More than 700 schoolchildren perished in the 3.11 disaster. As new types of disaster education are being considered nationwide, the “Disaster moral education” developed by students of Shizuoka University Faculty of Education is drawing attention. The students conducted a survey on the behavior of children during the disaster in Kesennuma, where many schoolchildren lost their lives. Everyone was faced with a crucial decision before the tsunami arrived: to escape or to check out the safety of their family? In consultation with experts on the science of disaster prevention, the students presented “disaster moral education” lessons using images and illustrations at more than 10 elementary and junior high schools. The initiative has been highly evaluated. The program covers an actual “disaster moral education” lesson for 6th graders at an elementary school near Suruga Bay. It clearly shows how the children’s disaster prevention awareness changes: “Every man for himself”.
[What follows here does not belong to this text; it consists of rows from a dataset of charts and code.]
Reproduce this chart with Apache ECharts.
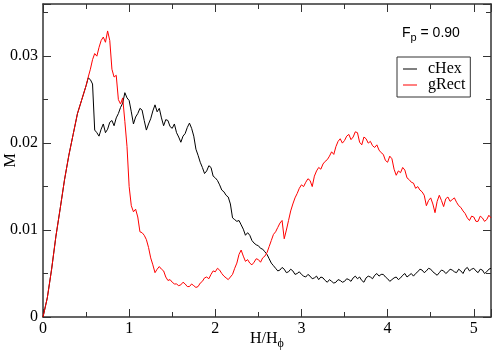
<!DOCTYPE html>
<html>
<head>
<meta charset="utf-8">
<script src="https://cdn.jsdelivr.net/npm/echarts@6/dist/echarts.min.js"></script>
<style>
  html, body { margin: 0; padding: 0; background: #fff; }
  #chart { width: 495px; height: 352px; }
</style>
</head>
<body>
<div id="chart"></div>
<script>
// H/H_phi values
var field = [
  0, 0.05, 0.1, 0.15, 0.2, 0.25, 0.3, 0.35, 0.4, 0.45,
  0.5, 0.525, 0.55, 0.575, 0.6, 0.625, 0.65, 0.675,
  0.7, 0.725, 0.75, 0.775, 0.8, 0.825, 0.85, 0.875,
  0.9, 0.925, 0.95, 0.975, 1, 1.025, 1.05, 1.075,
  1.1, 1.125, 1.15, 1.175, 1.2, 1.225, 1.25, 1.275,
  1.3, 1.325, 1.35, 1.375, 1.4, 1.425, 1.45, 1.475,
  1.5, 1.525, 1.55, 1.575, 1.6, 1.625, 1.65, 1.675,
  1.7, 1.725, 1.75, 1.775, 1.8, 1.825, 1.85, 1.875,
  1.9, 1.925, 1.95, 1.975, 2, 2.025, 2.05, 2.075,
  2.1, 2.125, 2.15, 2.175, 2.2, 2.225, 2.25, 2.275,
  2.3, 2.325, 2.35, 2.375, 2.4, 2.425, 2.45, 2.475,
  2.5, 2.525, 2.55, 2.575, 2.6, 2.625, 2.65, 2.675,
  2.7, 2.725, 2.75, 2.775, 2.8, 2.825, 2.85, 2.875,
  2.9, 2.925, 2.95, 2.975, 3, 3.025, 3.05, 3.075,
  3.1, 3.125, 3.15, 3.175, 3.2, 3.225, 3.25, 3.275,
  3.3, 3.325, 3.35, 3.375, 3.4, 3.425, 3.45, 3.475,
  3.5, 3.525, 3.55, 3.575, 3.6, 3.625, 3.65, 3.675,
  3.7, 3.725, 3.75, 3.775, 3.8, 3.825, 3.85, 3.875,
  3.9, 3.925, 3.95, 3.975, 4, 4.025, 4.05, 4.075,
  4.1, 4.125, 4.15, 4.175, 4.2, 4.225, 4.25, 4.275,
  4.3, 4.325, 4.35, 4.375, 4.4, 4.425, 4.45, 4.475,
  4.5, 4.525, 4.55, 4.575, 4.6, 4.625, 4.65, 4.675,
  4.7, 4.725, 4.75, 4.775, 4.8, 4.825, 4.85, 4.875,
  4.9, 4.925, 4.95, 4.975, 5, 5.025, 5.05, 5.075,
  5.1, 5.125, 5.15, 5.175, 5.2
];

// magnetization, cHex lattice
var cHex = [
  0, 0.0022, 0.0055, 0.0093, 0.0125, 0.0158, 0.0186, 0.0210, 0.0234, 0.0250,
  0.0266, 0.0275, 0.0273, 0.0268, 0.0215, 0.0212, 0.0208, 0.0216,
  0.0222, 0.0212, 0.0216, 0.0224, 0.0226, 0.0220, 0.0229, 0.0234,
  0.0241, 0.0246, 0.0258, 0.0252, 0.0249, 0.0236, 0.0222, 0.0230,
  0.0234, 0.0240, 0.0238, 0.0226, 0.0215, 0.0222, 0.0228, 0.0237,
  0.0244, 0.0236, 0.0240, 0.0229, 0.0220, 0.0227, 0.0226, 0.0219,
  0.0217, 0.0222, 0.0212, 0.0207, 0.0201, 0.0208, 0.0211, 0.0218,
  0.0223, 0.0217, 0.0208, 0.0193, 0.0186, 0.0178, 0.0172, 0.0165,
  0.0168, 0.0174, 0.0172, 0.0162, 0.0160, 0.0157, 0.0152, 0.0146,
  0.0144, 0.0140, 0.0138, 0.0130, 0.0114, 0.0112, 0.0110, 0.0111,
  0.0106, 0.0101, 0.0094, 0.0097, 0.0094, 0.0088, 0.0085, 0.0083,
  0.0082, 0.0079, 0.0078, 0.0075, 0.0072, 0.0067, 0.0062, 0.0059,
  0.0056, 0.0053, 0.0054, 0.0057, 0.0055, 0.0051, 0.0052, 0.0055,
  0.0053, 0.0049, 0.0050, 0.0052, 0.0049, 0.0047, 0.0046, 0.0049,
  0.0047, 0.0044, 0.0045, 0.0047, 0.0043, 0.0046, 0.0045, 0.0042,
  0.0040, 0.0043, 0.0041, 0.0039, 0.0040, 0.0043, 0.0042, 0.0040,
  0.0041, 0.0044, 0.0043, 0.0041, 0.0045, 0.0047, 0.0044, 0.0046,
  0.0042, 0.0040, 0.0045, 0.0047, 0.0046, 0.0044, 0.0048, 0.0050,
  0.0047, 0.0049, 0.0049, 0.0046, 0.0044, 0.0041, 0.0043, 0.0045,
  0.0046, 0.0043, 0.0045, 0.0048, 0.0050, 0.0046, 0.0048, 0.0050,
  0.0047, 0.0050, 0.0052, 0.0055, 0.0054, 0.0051, 0.0053, 0.0056,
  0.0055, 0.0052, 0.0050, 0.0048, 0.0051, 0.0054, 0.0053, 0.0050,
  0.0052, 0.0055, 0.0054, 0.0052, 0.0051, 0.0055, 0.0053, 0.0050,
  0.0055, 0.0057, 0.0053, 0.0055, 0.0056, 0.0053, 0.0051, 0.0055,
  0.0054, 0.0050, 0.0052, 0.0055, 0.0056
];

// magnetization, gRect lattice
var gRect = [
  0, 0.0022, 0.0055, 0.0093, 0.0125, 0.0158, 0.0186, 0.0210, 0.0234, 0.0250,
  0.0266, 0.0276, 0.0285, 0.0296, 0.0303, 0.0300, 0.0310, 0.0318,
  0.0322, 0.0316, 0.0329, 0.0318, 0.0285, 0.0276, 0.0278, 0.0250,
  0.0245, 0.0252, 0.0225, 0.0196, 0.0150, 0.0128, 0.0121, 0.0124,
  0.0115, 0.0098, 0.0097, 0.0094, 0.0089, 0.0080, 0.0068, 0.0060,
  0.0051, 0.0055, 0.0058, 0.0055, 0.0053, 0.0046, 0.0042, 0.0043,
  0.0040, 0.0038, 0.0038, 0.0036, 0.0037, 0.0040, 0.0038, 0.0035,
  0.0035, 0.0038, 0.0036, 0.0034, 0.0035, 0.0039, 0.0041, 0.0045,
  0.0046, 0.0044, 0.0049, 0.0053, 0.0052, 0.0056, 0.0054, 0.0050,
  0.0047, 0.0045, 0.0043, 0.0046, 0.0049, 0.0056, 0.0062, 0.0072,
  0.0077, 0.0070, 0.0064, 0.0066, 0.0062, 0.0060, 0.0063, 0.0067,
  0.0066, 0.0063, 0.0068, 0.0070, 0.0074, 0.0081, 0.0088, 0.0095,
  0.0098, 0.0103, 0.0108, 0.0111, 0.0090, 0.0100, 0.0111, 0.0122,
  0.0130, 0.0137, 0.0142, 0.0148, 0.0152, 0.0150, 0.0155, 0.0159,
  0.0157, 0.0150, 0.0162, 0.0168, 0.0172, 0.0170, 0.0176, 0.0179,
  0.0181, 0.0185, 0.0190, 0.0187, 0.0196, 0.0202, 0.0205, 0.0200,
  0.0203, 0.0208, 0.0210, 0.0204, 0.0207, 0.0213, 0.0212, 0.0201,
  0.0198, 0.0207, 0.0205, 0.0200, 0.0202, 0.0197, 0.0195, 0.0198,
  0.0192, 0.0189, 0.0187, 0.0180, 0.0178, 0.0185, 0.0182, 0.0170,
  0.0163, 0.0168, 0.0166, 0.0172, 0.0169, 0.0160, 0.0158, 0.0155,
  0.0154, 0.0148, 0.0150, 0.0146, 0.0144, 0.0140, 0.0128, 0.0134,
  0.0137, 0.0130, 0.0120, 0.0133, 0.0140, 0.0134, 0.0127, 0.0136,
  0.0138, 0.0133, 0.0135, 0.0137, 0.0132, 0.0128, 0.0126, 0.0122,
  0.0119, 0.0114, 0.0111, 0.0116, 0.0115, 0.0110, 0.0110, 0.0116,
  0.0114, 0.0110, 0.0112, 0.0117, 0.0114
];

var xTicks = [0, 1, 2, 3, 4, 5];
var yTicks = [0, 0.01, 0.02, 0.03];

function pairs(ys) {
  return field.map(function (x, i) { return [x, ys[i]]; });
}

var serif = 'Liberation Serif';
var frame = { show: true, onZero: false, lineStyle: { color: '#333', width: 1.5 } };

function xAxis(pos, labels) {
  return {
    type: 'value', position: pos, min: 0, max: 5.2, interval: 1,
    axisLine: frame,
    axisTick: { show: true, inside: true, length: 8, lineStyle: { color: '#333' } },
    minorTick: { show: true, splitNumber: 2, length: 5, lineStyle: { color: '#333' } },
    splitLine: { show: false },
    axisLabel: {
      show: labels, showMaxLabel: false, margin: 4,
      fontFamily: serif, fontSize: 16, color: '#000',
      formatter: function (v) { return xTicks.indexOf(v) >= 0 ? String(v) : ''; }
    }
  };
}

function yAxis(pos, labels) {
  return {
    type: 'value', position: pos, min: 0, max: 0.036, interval: 0.01,
    axisLine: frame,
    axisTick: { show: true, inside: true, length: 8, lineStyle: { color: '#333' } },
    minorTick: { show: true, splitNumber: 2, length: 5, lineStyle: { color: '#333' } },
    splitLine: { show: false },
    axisLabel: {
      show: labels, showMaxLabel: false, margin: 5,
      fontFamily: serif, fontSize: 16, color: '#000',
      formatter: function (v) {
        var hit = yTicks.filter(function (t) { return Math.abs(t - v) < 1e-9; });
        return hit.length ? String(hit[0]) : '';
      }
    }
  };
}

var bottomX = xAxis('bottom', true);
bottomX.name = '{a|H/H}{s|\u03d5}';
bottomX.nameLocation = 'middle';
bottomX.nameGap = 11;
bottomX.nameMoveOverlap = false;
bottomX.nameTextStyle = {
  rich: {
    a: { fontFamily: serif, fontSize: 16, color: '#000' },
    s: { fontFamily: serif, fontSize: 12, color: '#000', padding: [10, 0, 0, 0] }
  }
};

var leftY = yAxis('left', true);
leftY.name = 'M';
leftY.nameLocation = 'middle';
leftY.nameGap = 24;
leftY.nameMoveOverlap = false;
leftY.nameTextStyle = { fontFamily: serif, fontSize: 16, color: '#000' };

var topX = xAxis('top', false);
var rightY = yAxis('right', false);

var chart = echarts.init(document.getElementById('chart'));
chart.setOption({
  animation: false,
  backgroundColor: '#fff',
  grid: { left: 43, right: 4, top: 4, bottom: 35, containLabel: false, outerBoundsMode: 'none' },
  xAxis: [bottomX, topX],
  yAxis: [leftY, rightY],
  legend: {
    orient: 'vertical',
    left: 397, top: 57,
    borderColor: '#333', borderWidth: 1,
    padding: [4, 5, 4, 6],
    itemGap: 0,
    itemWidth: 14, itemHeight: 1,
    icon: 'rect',
    textStyle: { fontFamily: serif, fontSize: 16, color: '#000', lineHeight: 15, padding: [0, 0, 0, 6] },
    data: ['cHex', 'gRect']
  },
  graphic: [{
    type: 'text', left: 402, top: 26,
    style: {
      text: '{a|F}{b|p}{a| = 0.90}',
      rich: {
        a: { fontFamily: 'Liberation Sans', fontSize: 14, fill: '#000' },
        b: { fontFamily: 'Liberation Sans', fontSize: 11, fill: '#000', padding: [9, 0, 0, 0] }
      }
    }
  }],
  series: [
    {
      name: 'cHex', type: 'line', xAxisIndex: 0, yAxisIndex: 0,
      data: pairs(cHex), showSymbol: false,
      lineStyle: { color: '#000', width: 1 }, itemStyle: { color: '#000' }
    },
    {
      name: 'gRect', type: 'line', xAxisIndex: 0, yAxisIndex: 0,
      data: pairs(gRect), showSymbol: false,
      lineStyle: { color: '#ff0000', width: 1 }, itemStyle: { color: '#ff0000' }
    }
  ]
});
</script>
</body>
</html>
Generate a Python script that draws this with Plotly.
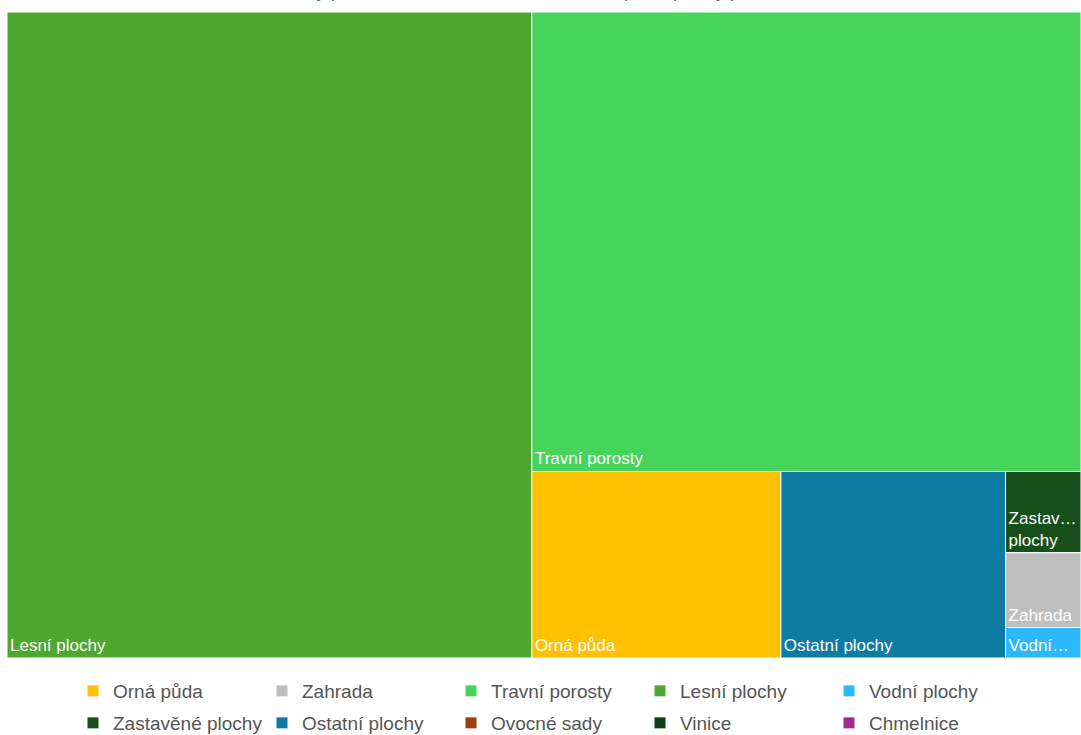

At an unusual evacuation site in the Sanjo district of Sendai, more than half of the 1,000 evacuees were foreigners. This happened because many overseas students lived in the area and widely circulated e-mails reported that the Sanjo evacuation site was safe. However, the foreigners who escaped there were soon at a loss. Few of the Japanese evacuees could speak English and they were unable to explain the rules of the site well. Cultural and behavior differences stood out in relief and led to friction. Since then, the Sanjo district has been trying to make improvements in various ways based on the lessons learned. It has produced a disaster prevention manual in 10 languages and established a disaster prevention leader system so that foreigners who are fluent in Japanese can become evacuation guidance leaders. They’re also trying to share disaster awareness and cross-cultural understanding by holding regular discussion sessions on how local residents and foreigners can cooperate. There will be more and more foreign residents in Japan in the future. The program presents hints on surviving disasters through mutual assistance.
Movies have provided great support to people in the Tohoku region. From two months after the disaster, the “Cinema Yell Tohoku” project has held more than 500 free-of-charge screenings of popular movies in Iwate, Miyagi and Fukushima prefectures. With the help of people in the movie industry, screenings have been held at elementary schools and temporary housing complexes. People are once again enjoying watching movies together with others, and movies are starting to become a new focus for community-building. The program investigates the spirit of people connected by movies and the regeneration of communities.